* START *

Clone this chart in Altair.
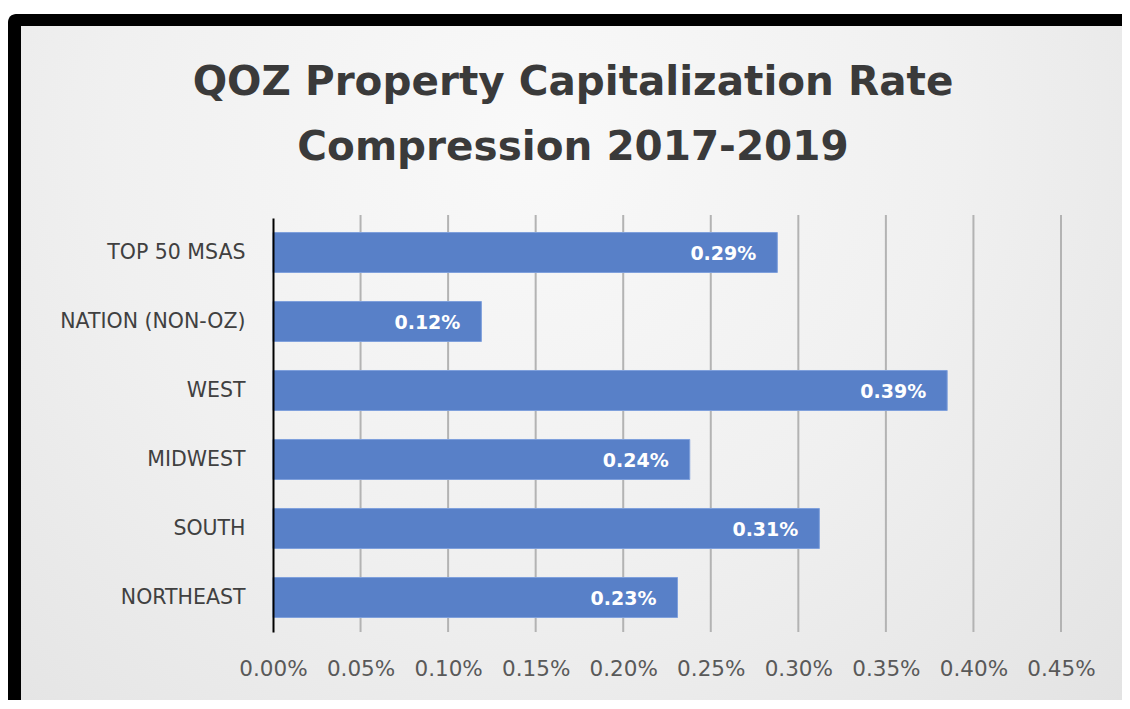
import altair as alt
import pandas as pd

categories = ["TOP 50 MSAS", "NATION (NON-OZ)", "WEST", "MIDWEST", "SOUTH", "NORTHEAST"]
values = [0.00288, 0.00119, 0.00385, 0.00238, 0.00312, 0.00231]
labels = ["0.29%", "0.12%", "0.39%", "0.24%", "0.31%", "0.23%"]
x_ticks = [0.0, 0.0005, 0.001, 0.0015, 0.002, 0.0025, 0.003, 0.0035, 0.004, 0.0045]
title_lines = ["QOZ Property Capitalization Rate", "Compression 2017-2019"]

FONT = "DejaVu Sans"
W, H = 788, 414
PAD_L, PAD_T = 265, 210

df = pd.DataFrame({"cat": categories, "val": values, "lab": labels})
one = pd.DataFrame({"a": [0]})

xscale = alt.Scale(domain=[0, 0.0045], nice=False)
yenc = alt.Y("cat:N", sort=categories, title=None,
             scale=alt.Scale(paddingInner=0.42, paddingOuter=0.21),
             axis=alt.Axis(labelFont=FONT, labelFontSize=20.5, labelColor="#404040",
                           labelPadding=28, labelLimit=300, ticks=False, domain=True,
                           domainColor="#000000", domainWidth=2, grid=False, zindex=2))

frame = alt.Chart(one).mark_rect(color="#000000", cornerRadius=8).encode(
    x=alt.value(-265), x2=alt.value(900), y=alt.value(-204), y2=alt.value(520))

bg = alt.Chart(one).mark_rect(
    color=alt.RadialGradient(
        gradient="radial", x1=0.45, y1=0.3, r1=0, x2=0.45, y2=0.3, r2=0.75,
        stops=[alt.GradientStop(color="#f9f9f9", offset=0),
               alt.GradientStop(color="#f0f0f0", offset=0.5),
               alt.GradientStop(color="#e2e2e2", offset=1)])
).encode(x=alt.value(-252), x2=alt.value(880), y=alt.value(-192), y2=alt.value(486))

grid = alt.Chart(pd.DataFrame({"t": x_ticks[1:]})).mark_rule(color="#b3b3b3", strokeWidth=2).encode(
    x=alt.X("t:Q", scale=xscale), y=alt.value(-3), y2=alt.value(H))

bars = alt.Chart(df).mark_bar(color="#5880c8", stroke="#7fa0dc", strokeWidth=1).encode(
    x=alt.X("val:Q", scale=xscale, title=None,
            axis=alt.Axis(values=x_ticks, format=".2%", labelFont=FONT, labelFontSize=21.5,
                          labelColor="#595959", labelPadding=26, labelFlush=False, ticks=False,
                          domain=False, grid=False, zindex=2)),
    y=yenc)

text = alt.Chart(df).mark_text(align="right", baseline="middle", dx=-21, dy=1,
                               font=FONT, fontSize=19, fontWeight="bold", color="#ffffff").encode(
    x=alt.X("val:Q", scale=xscale), y=alt.Y("cat:N", sort=categories), text="lab:N")

t1 = alt.Chart(one).mark_text(align="center", baseline="alphabetic", font=FONT, fontSize=40.5,
                              fontWeight="bold", color="#3a3a3a", text=title_lines[0]).encode(
    x=alt.value(300), y=alt.value(-123))
t2 = alt.Chart(one).mark_text(align="center", baseline="alphabetic", font=FONT, fontSize=40.5,
                              fontWeight="bold", color="#3a3a3a", text=title_lines[1]).encode(
    x=alt.value(300), y=alt.value(-58))

chart = alt.layer(frame, bg, grid, bars, text, t1, t2).properties(
    width=W, height=H,
    autosize=alt.AutoSizeParams(type="none"),
    padding={"left": PAD_L, "top": PAD_T, "right": 1114 - PAD_L - W, "bottom": 692 - PAD_T - H},
    background="#ffffff",
).configure_view(stroke=None)

chart.save("out.html", embed_options={"renderer": "svg", "actions": False})
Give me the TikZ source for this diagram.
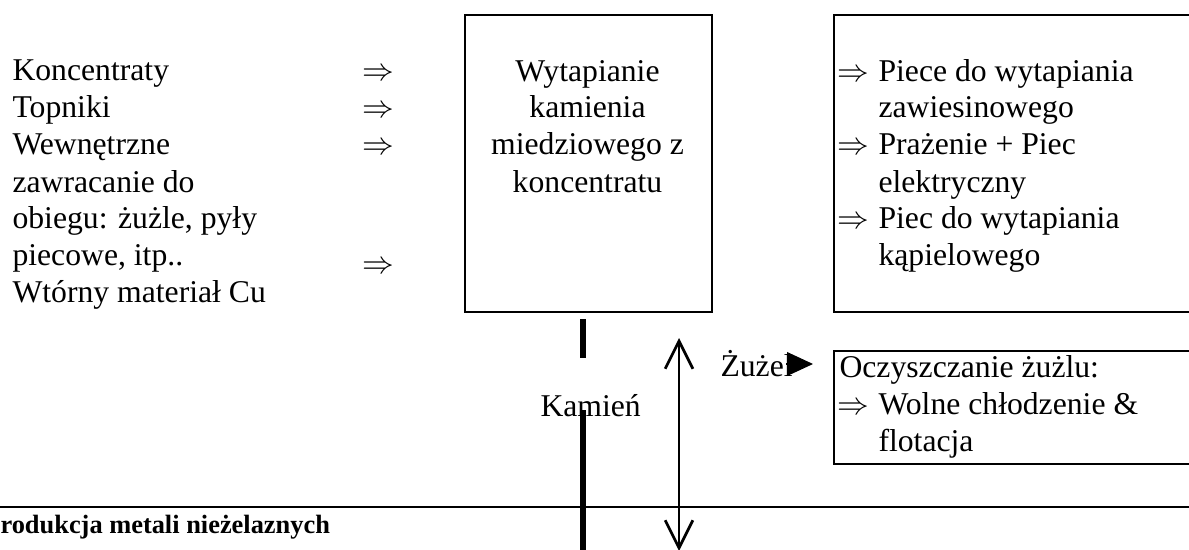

* END *

Your task is to pick out every line with the string "this" and copy it.

Clone this chart in Altair.
Give me the TikZ source for this diagram.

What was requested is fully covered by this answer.